Photo by Gus Ruelas/USC

“One of the important things that we have to do is make sure that young women very early in their careers are exposed to the fact that there are women doing amazing things in science and technology,” emphasized Austin.

It is this exact philosophy that led N.A.I. and Foshay Learning Center alumnus Sierra Williams to earn her B.A. in industrial and systems engineering from Viterbi. Williams sees Dr. Austin’s accomplishments as a source of inspiration.

“Just being first-generation, low-income, and a minority student in all of its entirety I feel like it makes your story and what you’re going for, the reason behind what you’re doing, more powerful,” started Williams, who is currently obtaining her master’s degree in operations research engineering from USC. “Being able to say that I’m here I’m a graduate student at USC and I have the same degree as the interim president is amazing because there’s no one that I really know that’s had that position that I’m aiming for and so being the first in my family is really important.”

Williams hopes to carry the torch set forth by pioneers like Johnson and Dr. Austin. Though there is a competitive number of female students, the number of enrolled Black students in the Viterbi School is still severely lacking.

“Right now there are only approximately 50 Black students in the Viterbi School overall,” according to Williams.

“We work really hard to bring about diversity in the field,” said Bolden, whose career spans 34 years with the Marine Corps and 14 years as a member of NASA’s Astronaut Office. Bolden also serves as a USC Trustee. He traveled to orbit four times aboard the space shuttle between 1986 and 1994.

Charles Bolden speaks to a pair of USC’s Neighborhood Academic Initiative students ahead of the “First Man” screening at the Regal Cinemas L.A. Live 14 in Downtown Los Angeles, Calif.
Photo by Lauren A. Jones/L.A. Sentinel

It was not until Bolden’s mentor, Dr. Ron McNair who was an African American physicist and NASA astronaut, encouraged him to apply for a specialized program that Bolden even considered being an astronaut.

“I never dreamed of going to space,” Bolden remarked. “There’s still glass ceilings and that’s the disappointing part. We still have a lot of work to do.”

It is the precise reason, USC has focused its efforts into ensuring students from public schools like Foshay Learning Center have resources to explore their interests in STEM. Sulara Merghani is a junior at Foshay and enrolled in the N.A.I.

“From the NAI program, I’ve gotten motivation,” described Merghani. “I’ve learned to be determined, to go for what I want, to have a dream and go for my dream.

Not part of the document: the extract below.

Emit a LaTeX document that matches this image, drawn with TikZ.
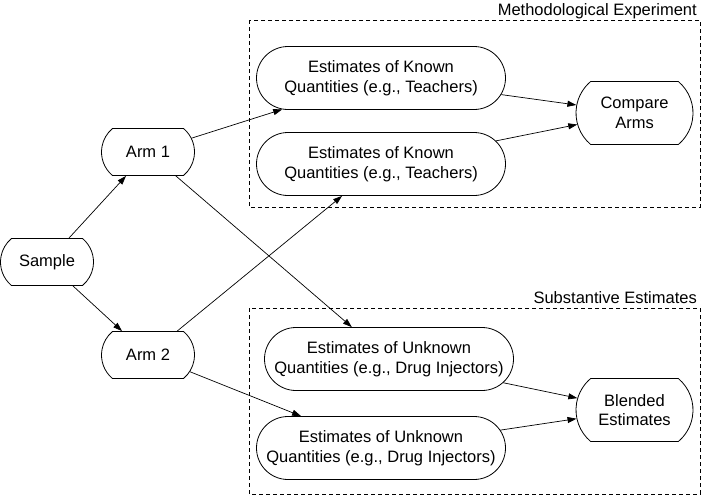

Following the panel, students were provided with an exclusive screening of the new movie “First Man,” the story of Neil Armstrong’s journey being the first man to land on the moon. The biographical drama directed by Damien Chazelle, starring Ryan Gosling is based on the book “First Man: The Life of Neil A. Armstrong” that was written by James R. Hansen.

“I’m in the health academy at school and we read about life in space and all the struggles of being in space and what the astronauts have to go through, so coming to see the movie with my fellow health academy students it’s like we learned about this and now we’re going to come and see it for the first time, I’m looking forward to it,” commented Merghani.

“One small step for man, one giant leap for mankind,” Neil Armstrong once stated.
Pioneers like Johnson, McNair, Austin, Bolden, and Armstrong have chartered the path for the next generation of space pioneers.